EU加盟国や専門家グループは今月12日までにこの方針について意見を提出。欧州委は今月中に正式に判断を示す見込みだ。「グリーン」な投資先の環境産業として欧州委が正式にお墨付きを与えれば、原発事業にマネーが流れ込む。ここに脱炭素の大きな欺瞞がある。

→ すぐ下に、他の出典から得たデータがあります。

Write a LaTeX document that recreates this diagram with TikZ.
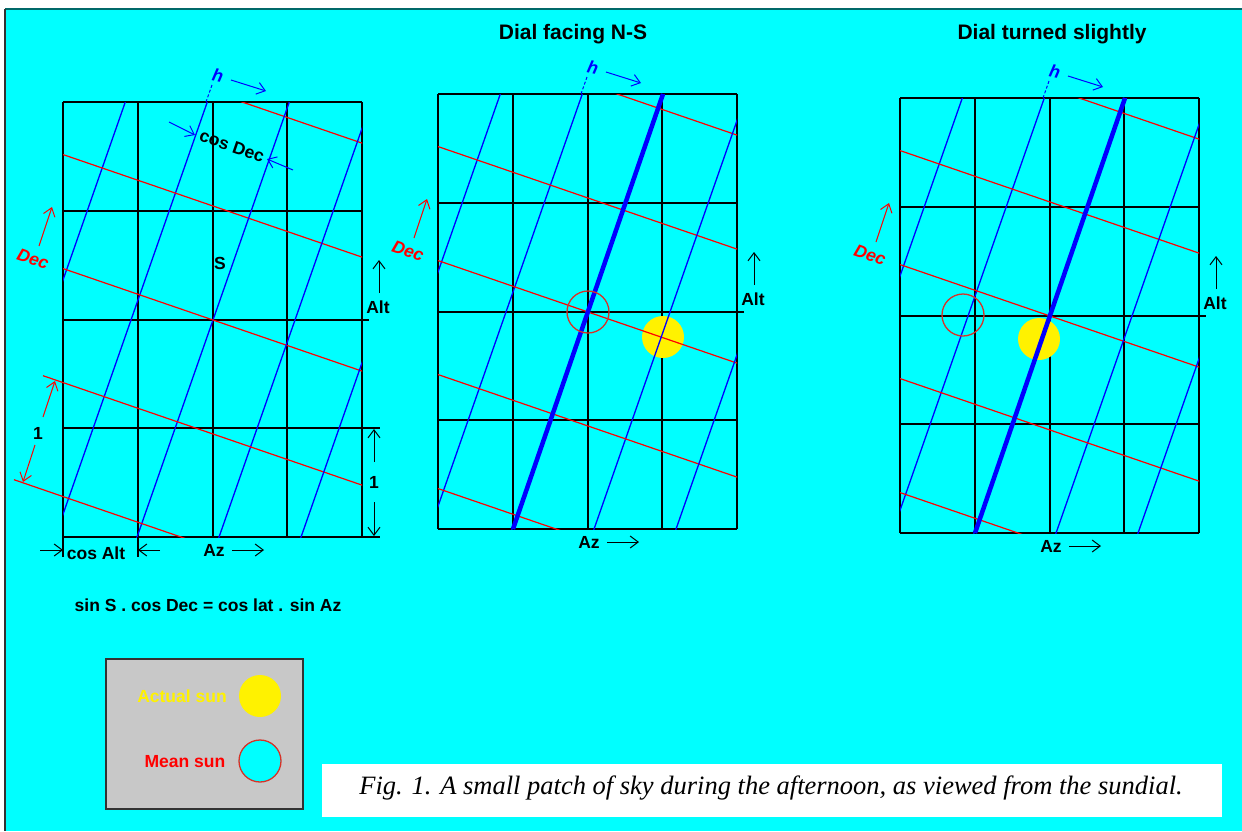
\documentclass[tikz,border=0pt]{standalone}
\usepackage{fontspec}
\setmainfont{Liberation Sans}
\newfontfamily\capfont{Liberation Serif}
\usetikzlibrary{arrows.meta}
\definecolor{sky}{RGB}{0,255,255}
\definecolor{panel}{RGB}{200,200,200}
\definecolor{meanred}{RGB}{215,50,40}
\definecolor{frametop}{RGB}{0,105,105}
\tikzstyle{lbl}=[font=\fontsize{17.5}{20}\selectfont\bfseries, inner sep=0]
\tikzstyle{ttl}=[font=\fontsize{21}{24}\selectfont\bfseries, inner sep=0]
\tikzstyle{gridln}=[line width=2pt, black]
\tikzstyle{hrln}=[line width=1.3pt, blue]
\tikzstyle{decln}=[line width=1.2pt, red]
\tikzstyle{barb}=[-{Straight Barb[length=8pt,width=12pt]}, line width=1pt]

\begin{document}
\begin{tikzpicture}[x=1pt,y=-1pt]
\useasboundingbox (0,0) rectangle (1242,831);
\fill[white] (0,0) rectangle (1242,831);
\fill[sky] (5,9) rectangle (1242,831);
\draw[line width=2pt, frametop] (5,9) -- (1242,9);
\draw[line width=1.5pt, black!80] (5,9) -- (5,831);
\node[ttl] (t2) at (573,34) {Dial facing N-S};
\node[ttl] (t3) at (1052,34) {Dial turned slightly};
\foreach \p/\ox/\oy in {1/63/102,2/438/94,3/900/98}{
\begin{scope}[shift={(\ox,\oy)}]
\foreach \gx in {0,75,150,224,299}{\draw[gridln] (\gx,0) -- (\gx,435);}
\foreach \gy in {0,109,218,326,435}{\draw[gridln] (0,\gy) -- (299,\gy);}
\draw[gridln] (299,218) -- (306,218);
\end{scope}}
\fill[yellow] (663,337) circle (21);
\fill[yellow] (1039,339) circle (21);
\foreach \p/\ox/\oy in {1/63/102,2/438/94,3/900/98}{
\begin{scope}[shift={(\ox,\oy)}]
\begin{scope}
\clip (0,0) rectangle (299,435);
\foreach \k in {-2,...,2}{\draw[hrln] ({150+82*\k-105},518) -- ++(210,-600);
 \draw[decln] (-250,{218+114*\k-137.2}) -- ++(800,274.4);}
\end{scope}
\draw[hrln, line width=1pt, dash pattern=on 3pt off 2pt] (143,0) -- (149,-17);
\node[lbl, blue, font=\fontsize{17.5}{20}\selectfont\bfseries\itshape, rotate=-12] (h\p) at (155,-27) {h};
\coordinate (ha\p) at (168,-22); \coordinate (hb\p) at (203,-11);
\draw[barb, blue] (ha\p) -- (hb\p);
\node[lbl, red, font=\fontsize{17.5}{20}\selectfont\bfseries\itshape, rotate=-19] (dec\p) at (-30,157) {Dec};
\coordinate (deca\p) at (-24,144); \coordinate (decb\p) at (-11,105);
\draw[barb, red] (deca\p) -- (decb\p);
\node[lbl] (alt\p) at (315,205) {Alt};
\coordinate (alta\p) at (316,191); \coordinate (altb\p) at (316,158);
\draw[barb] (alta\p) -- (altb\p);
\node[lbl] (az\p) at (151,448) {Az};
\coordinate (aza\p) at (169,448); \coordinate (azb\p) at (201,448);
\draw[barb] (aza\p) -- (azb\p);
\end{scope}}
\draw[hrln, line width=4.5pt] (438+75,94+435) -- (438+225,94);
\draw[hrln, line width=4.5pt] (900+75,98+435) -- (900+225,98);
\draw[meanred, line width=1.3pt] (588,312) circle (21);
\draw[meanred, line width=1.3pt] (963,315) circle (21);
\begin{scope}[shift={(63,102)}]
\draw[decln] (-20,273.7) -- (0,280.55);
\draw[decln] (-49,377.7) -- (0,394.55);
\draw[gridln] (299,326) -- (317,326);
\draw[gridln] (299,435) -- (317,435);
\draw[gridln] (0,435) -- (0,455);
\draw[gridln] (75,435) -- (75,455);
\node[lbl] (one1) at (-25,331) {1};
\coordinate (onea) at (-20,315); \coordinate (oneb) at (-8,279);
\coordinate (onec) at (-28,343); \coordinate (oned) at (-40,380);
\draw[barb, red] (onea) -- (oneb);
\draw[barb, red] (onec) -- (oned);
\node[lbl] (one2) at (311,380) {1};
\coordinate (onee) at (311,360); \coordinate (onef) at (311,327);
\coordinate (oneg) at (311,400); \coordinate (oneh) at (311,434);
\draw[barb] (onee) -- (onef);
\draw[barb] (oneg) -- (oneh);
\node[lbl] (cosalt) at (33,451) {cos Alt};
\coordinate (caa) at (-23,448); \coordinate (cab) at (0,448);
\coordinate (cac) at (97,448); \coordinate (cad) at (75,448);
\draw[barb] (caa) -- (cab);
\draw[barb] (cac) -- (cad);
\node[lbl, rotate=-19] (cosdec) at (169,44) {cos Dec};
\coordinate (cda) at (106,20); \coordinate (cdb) at (132,33);
\coordinate (cdc) at (230,68); \coordinate (cdd) at (204,57);
\draw[barb, blue] (cda) -- (cdb);
\draw[barb, blue] (cdc) -- (cdd);
\node[lbl] (s) at (157,161) {S};
\end{scope}
\node[lbl] (formula) at (208,605) {sin S . cos Dec = cos lat . sin Az};
\draw[draw=black!80, fill=panel, line width=1.5pt] (106,659) rectangle (303,809);
\node[lbl, yellow] (actual) at (182,696) {Actual sun};
\fill[yellow] (260,696) circle (21);
\node[lbl, red] (mean) at (185,762) {Mean sun};
\draw[draw=meanred, fill=sky, line width=1.3pt] (260,761) circle (21);
\fill[white] (322,764) rectangle (1222,817);
\node[inner sep=0, font=\capfont\itshape\fontsize{26.5}{30}\selectfont] (caption) at (771,788) {Fig. 1. A small patch of sky during the afternoon, as viewed from the sundial.};
\end{tikzpicture}
\end{document}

「欧州委の方針に対し、すでに原発全廃を決めているドイツや、スペイン、オーストリアなど脱原発の加盟国は猛反対していて、そう簡単にはまとまらないでしょう。だいたい、放射性廃棄物など“核のゴミ”の行き場がないのに、原発のどこが持続可能なのか。環境破壊の恐れが大きく、SDGsに逆行するのが原発です。深刻な地球環境も投資対象にして原発にまだ投資を呼び込もうとする強欲資本主義には呆れるほかありません」(法大名誉教授の五十嵐仁氏=政治学)
自民党は原発稼働や新増設を進める議連を設立
欧州委の方針は、原発推進への追い風になる。岸田政権もニンマリだろう。東日本大震災で過酷な事故を経験したというのに、政府はいまだに原発を「ベースロード電源」と位置づけている。むしろ、「脱炭素」を免罪符に、事故からわずか10年で原発推進の旗を大きく振り始めた。

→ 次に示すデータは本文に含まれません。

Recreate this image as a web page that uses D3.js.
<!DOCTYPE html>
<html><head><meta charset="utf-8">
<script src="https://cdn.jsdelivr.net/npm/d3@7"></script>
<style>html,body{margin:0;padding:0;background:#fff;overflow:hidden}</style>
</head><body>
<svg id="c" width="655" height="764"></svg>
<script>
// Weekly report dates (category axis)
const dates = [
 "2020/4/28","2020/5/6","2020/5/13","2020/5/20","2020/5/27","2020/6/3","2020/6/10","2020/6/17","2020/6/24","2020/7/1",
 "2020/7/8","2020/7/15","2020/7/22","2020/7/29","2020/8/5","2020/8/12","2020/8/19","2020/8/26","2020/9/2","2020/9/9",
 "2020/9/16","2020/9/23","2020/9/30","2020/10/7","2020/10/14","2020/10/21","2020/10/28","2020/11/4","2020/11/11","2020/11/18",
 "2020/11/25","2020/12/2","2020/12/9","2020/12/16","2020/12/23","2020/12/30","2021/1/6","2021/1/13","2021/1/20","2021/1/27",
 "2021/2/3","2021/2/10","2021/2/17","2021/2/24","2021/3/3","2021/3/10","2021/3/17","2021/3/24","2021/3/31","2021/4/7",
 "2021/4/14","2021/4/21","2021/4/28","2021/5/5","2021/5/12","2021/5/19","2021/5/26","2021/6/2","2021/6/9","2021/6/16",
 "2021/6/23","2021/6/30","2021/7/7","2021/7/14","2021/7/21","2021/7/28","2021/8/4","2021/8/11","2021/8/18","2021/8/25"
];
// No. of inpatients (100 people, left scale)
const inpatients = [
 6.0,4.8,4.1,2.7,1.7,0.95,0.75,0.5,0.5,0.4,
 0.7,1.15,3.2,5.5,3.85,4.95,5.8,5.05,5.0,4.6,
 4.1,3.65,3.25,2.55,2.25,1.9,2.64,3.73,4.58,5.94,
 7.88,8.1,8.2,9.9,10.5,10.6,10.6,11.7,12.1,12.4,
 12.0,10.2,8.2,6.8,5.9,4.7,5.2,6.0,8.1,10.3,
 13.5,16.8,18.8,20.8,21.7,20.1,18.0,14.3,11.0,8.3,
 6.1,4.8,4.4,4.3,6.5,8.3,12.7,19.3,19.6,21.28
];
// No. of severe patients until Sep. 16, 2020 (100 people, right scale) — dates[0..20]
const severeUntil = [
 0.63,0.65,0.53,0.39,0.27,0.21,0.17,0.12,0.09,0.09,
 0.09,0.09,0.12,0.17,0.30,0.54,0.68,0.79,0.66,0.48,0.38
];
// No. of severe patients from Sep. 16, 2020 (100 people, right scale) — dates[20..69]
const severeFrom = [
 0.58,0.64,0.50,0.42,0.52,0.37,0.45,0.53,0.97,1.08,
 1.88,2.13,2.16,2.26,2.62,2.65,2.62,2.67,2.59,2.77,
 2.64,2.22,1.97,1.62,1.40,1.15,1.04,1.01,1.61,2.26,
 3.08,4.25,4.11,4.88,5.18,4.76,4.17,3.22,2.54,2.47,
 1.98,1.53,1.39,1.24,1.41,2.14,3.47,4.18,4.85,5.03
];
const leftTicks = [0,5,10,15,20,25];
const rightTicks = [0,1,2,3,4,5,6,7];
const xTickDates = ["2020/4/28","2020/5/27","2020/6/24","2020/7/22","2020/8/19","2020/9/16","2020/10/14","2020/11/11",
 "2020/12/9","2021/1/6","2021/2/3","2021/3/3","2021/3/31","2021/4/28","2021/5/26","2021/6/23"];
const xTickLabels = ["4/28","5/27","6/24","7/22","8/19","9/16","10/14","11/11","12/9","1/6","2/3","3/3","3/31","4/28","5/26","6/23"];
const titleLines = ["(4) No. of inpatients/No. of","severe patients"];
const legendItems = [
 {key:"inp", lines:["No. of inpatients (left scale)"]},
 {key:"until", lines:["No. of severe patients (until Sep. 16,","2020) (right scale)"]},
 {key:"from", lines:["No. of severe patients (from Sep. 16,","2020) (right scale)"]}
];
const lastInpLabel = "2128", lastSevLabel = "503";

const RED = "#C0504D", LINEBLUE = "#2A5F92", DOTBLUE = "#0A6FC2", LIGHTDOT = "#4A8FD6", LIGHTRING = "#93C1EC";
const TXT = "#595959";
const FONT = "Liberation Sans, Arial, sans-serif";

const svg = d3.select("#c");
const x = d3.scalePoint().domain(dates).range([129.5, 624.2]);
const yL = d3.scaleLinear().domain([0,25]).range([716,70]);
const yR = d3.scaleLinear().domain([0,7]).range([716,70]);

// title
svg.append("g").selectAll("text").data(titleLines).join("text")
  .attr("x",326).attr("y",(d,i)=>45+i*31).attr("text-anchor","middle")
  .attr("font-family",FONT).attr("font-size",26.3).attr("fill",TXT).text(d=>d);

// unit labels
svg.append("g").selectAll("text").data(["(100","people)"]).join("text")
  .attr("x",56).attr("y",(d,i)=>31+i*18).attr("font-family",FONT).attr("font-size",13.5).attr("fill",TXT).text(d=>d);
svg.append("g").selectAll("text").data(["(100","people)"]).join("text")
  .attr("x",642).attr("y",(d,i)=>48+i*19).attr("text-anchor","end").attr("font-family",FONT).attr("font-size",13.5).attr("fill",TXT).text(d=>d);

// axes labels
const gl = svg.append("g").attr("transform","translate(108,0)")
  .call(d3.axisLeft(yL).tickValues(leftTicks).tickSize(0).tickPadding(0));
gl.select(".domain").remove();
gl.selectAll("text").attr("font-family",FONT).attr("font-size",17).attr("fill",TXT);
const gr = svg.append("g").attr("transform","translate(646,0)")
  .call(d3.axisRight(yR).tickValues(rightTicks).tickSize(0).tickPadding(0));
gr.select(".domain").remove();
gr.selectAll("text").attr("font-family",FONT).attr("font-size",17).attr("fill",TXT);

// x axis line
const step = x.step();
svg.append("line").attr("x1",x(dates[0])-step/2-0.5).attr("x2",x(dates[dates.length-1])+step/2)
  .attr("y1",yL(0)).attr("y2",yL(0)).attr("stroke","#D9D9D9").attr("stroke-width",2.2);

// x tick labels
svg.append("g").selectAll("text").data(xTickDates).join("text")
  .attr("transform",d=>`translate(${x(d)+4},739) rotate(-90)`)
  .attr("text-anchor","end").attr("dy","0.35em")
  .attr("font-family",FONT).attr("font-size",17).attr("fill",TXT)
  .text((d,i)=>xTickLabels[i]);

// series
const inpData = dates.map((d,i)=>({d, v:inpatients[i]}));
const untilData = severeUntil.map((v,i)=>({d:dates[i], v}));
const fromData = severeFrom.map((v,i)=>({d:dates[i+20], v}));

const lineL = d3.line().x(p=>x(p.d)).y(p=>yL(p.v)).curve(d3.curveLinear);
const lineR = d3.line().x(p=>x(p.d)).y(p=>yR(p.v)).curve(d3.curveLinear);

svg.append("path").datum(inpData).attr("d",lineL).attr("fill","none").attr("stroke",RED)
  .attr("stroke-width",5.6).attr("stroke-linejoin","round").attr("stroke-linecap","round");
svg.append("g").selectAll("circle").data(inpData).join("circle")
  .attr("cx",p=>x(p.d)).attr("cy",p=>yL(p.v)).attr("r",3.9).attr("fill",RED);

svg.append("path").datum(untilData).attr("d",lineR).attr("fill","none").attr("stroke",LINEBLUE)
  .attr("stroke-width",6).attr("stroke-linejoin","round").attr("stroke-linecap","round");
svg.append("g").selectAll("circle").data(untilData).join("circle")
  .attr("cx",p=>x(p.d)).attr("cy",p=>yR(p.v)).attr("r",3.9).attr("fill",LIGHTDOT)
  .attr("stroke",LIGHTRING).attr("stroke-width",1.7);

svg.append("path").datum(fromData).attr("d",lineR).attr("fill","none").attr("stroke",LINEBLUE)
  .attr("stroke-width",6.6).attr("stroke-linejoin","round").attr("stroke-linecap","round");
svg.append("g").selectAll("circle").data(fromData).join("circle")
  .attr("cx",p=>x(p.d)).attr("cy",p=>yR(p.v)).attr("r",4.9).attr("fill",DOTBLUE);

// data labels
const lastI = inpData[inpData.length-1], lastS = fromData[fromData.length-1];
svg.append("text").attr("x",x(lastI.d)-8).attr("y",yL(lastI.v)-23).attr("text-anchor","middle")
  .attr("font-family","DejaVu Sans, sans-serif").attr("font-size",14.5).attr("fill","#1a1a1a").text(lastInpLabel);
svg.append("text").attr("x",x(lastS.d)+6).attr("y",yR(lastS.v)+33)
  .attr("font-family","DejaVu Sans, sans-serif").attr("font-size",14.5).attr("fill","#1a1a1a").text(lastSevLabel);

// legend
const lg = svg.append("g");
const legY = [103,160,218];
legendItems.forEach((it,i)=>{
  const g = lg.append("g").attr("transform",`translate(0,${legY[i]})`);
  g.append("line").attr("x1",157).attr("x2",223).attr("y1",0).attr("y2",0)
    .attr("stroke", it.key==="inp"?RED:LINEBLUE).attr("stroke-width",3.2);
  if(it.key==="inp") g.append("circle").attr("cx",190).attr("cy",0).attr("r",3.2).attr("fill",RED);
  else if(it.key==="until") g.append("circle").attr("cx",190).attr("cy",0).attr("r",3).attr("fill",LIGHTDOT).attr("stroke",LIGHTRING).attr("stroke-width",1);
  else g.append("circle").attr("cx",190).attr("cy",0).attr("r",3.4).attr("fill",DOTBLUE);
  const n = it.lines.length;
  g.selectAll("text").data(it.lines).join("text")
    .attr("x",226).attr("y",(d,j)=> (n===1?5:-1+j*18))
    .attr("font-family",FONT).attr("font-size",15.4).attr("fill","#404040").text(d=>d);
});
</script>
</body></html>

菅前政権は「2050年カーボンゼロ」を宣言。そのグリーン成長戦略を口実にして、エネルギー基本計画に「新型原子炉の研究費」を盛り込んだ。自民党は「最新型原子力リプレース推進議連」などを立ち上げ、岸田首相も高市政調会長も総裁選では「小型モジュール炉(SMR)」の建設や核融合炉の研究開発を主張していた。

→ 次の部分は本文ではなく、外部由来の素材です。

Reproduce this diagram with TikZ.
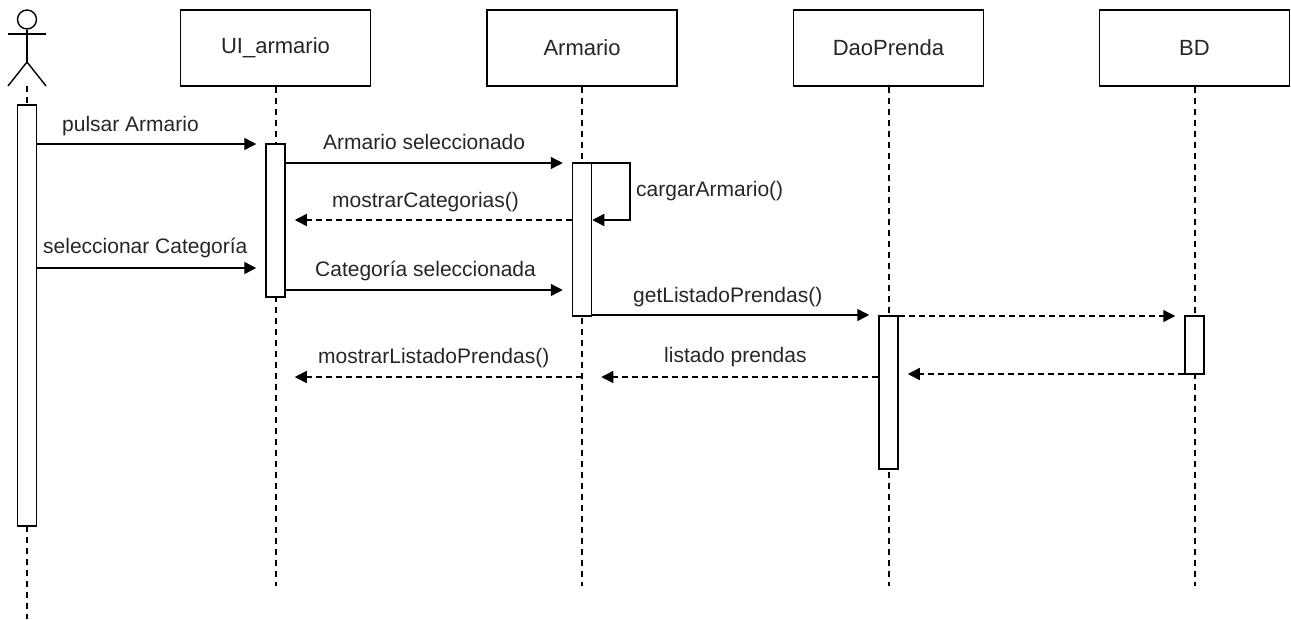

「原発事故を経験した日本人の感覚では、二酸化炭素より放射能の方が恐ろしいのに、自民党政権は原発回帰に舵を切ろうとしている。日本で再生可能エネルギーへのシフトがなかなか進まないのも、政府が電力会社と原発を守ってきたからです。原発のリスクを一番知っているはずの日本が、経済効率を優先して原発を止めようとしない。ひとたび事故が起きたら廃炉費用や賠償費用、帰還困難などで天文学的なコストが発生することは周知の事実なのに、懲りずに原発の発電コストは安いというマヤカシを振りまいている。これは唯一の被爆国でありながら、核兵器禁止条約に署名も批准もしないのとよく似た構図です。安倍・菅政権を引き継ぎ、脱炭素を隠れミノに原発政策を推し進める岸田首相は、広島選出の首相としてあまりに情けない」(経済評論家・斎藤満氏)
地球温暖化対策にむしろ逆行
岸田首相の筆頭秘書官は嶋田隆・元経産次官だ。日本原子力発電出身だった故・与謝野馨元官房長官の腹心で、福島第1原発の事故後には東電取締役も務めた。岸田官邸が原発推進なのは間違いない。欧州委が原発をグリーン認定すれば、待ってましたとばかりに原発再稼働や新設を進めていくだろう。
発電中に二酸化炭素を放出しない原発は「クリーンエネルギー」という理屈なのだが、ウランを核燃料化する過程では大量の二酸化炭素を出す。原発の建設にだって膨大な二酸化炭素は放出される。
しかも、原発は稼働させると高い温度の排水を海に流すのだ。その量は全国で年間1000億トンとも試算されている。海水は温められると二酸化炭素を大気に放出する。また、海面温度が上がったせいで集中豪雨などの異常気象が多発するようになったとも言われる。そういう原発のどこが地球温暖化対策になるのか。何がSDGsかという話だ。
「原発回帰なんて倒錯している。地球環境を守るために、原発をゼロにして再生可能エネルギーにシフトしていくのが世界の潮流です。本来なら、過酷な原発事故を経験した日本が先頭に立って原発ゼロを推進しなければならないのに、腰が引けているのはなぜか。新型コロナウイルス対策でも『命より経済』の姿勢が顕著になりましたが、結局これが自民党政権の本質ということです。国民の安全安心よりもカネなのです。自民党政権にはできない原発ゼロやジェンダーフリーなどのSDGsな政治を野党に打ち出してほしいが、今はあまりに非力です。原発推進は連合も歓迎でしょうし、国民が声を上げなければ原発依存から抜け出せなくなってしまいます」(五十嵐仁氏=前出)
原発を主人公にしたノンフィクション小説「ごめんなさい、ずっと嘘をついてきました。福島第一原発 ほか原発一同」の著者・加藤就一氏も昨春の日刊ゲンダイのインタビューでこう言っていた。
<脱炭素社会実現をうたい、原発の新増設や建て替えを進める自民党の議員連盟の顧問に安倍前首相が就任しました。安倍氏肝いりの原発輸出は全敗しても、このざまです。「原発ゾンビ」と書きましたが、ほんとにしぶとい方々です>
岸田は再エネのインフラ整備に2兆円超を投資するというが、これだってオトモダチ企業の利権になるだけだ。原発から再エネへの転換をハッキリ打ち出さないかぎり、その場しのぎの原発稼働が続き、国民は常に危険にさらされる。そういう自民党政権に支持を与え続けていいのか。本気で考えないと、貧すれば鈍するを地で行って、悪魔の原発に未来を奪われかねない。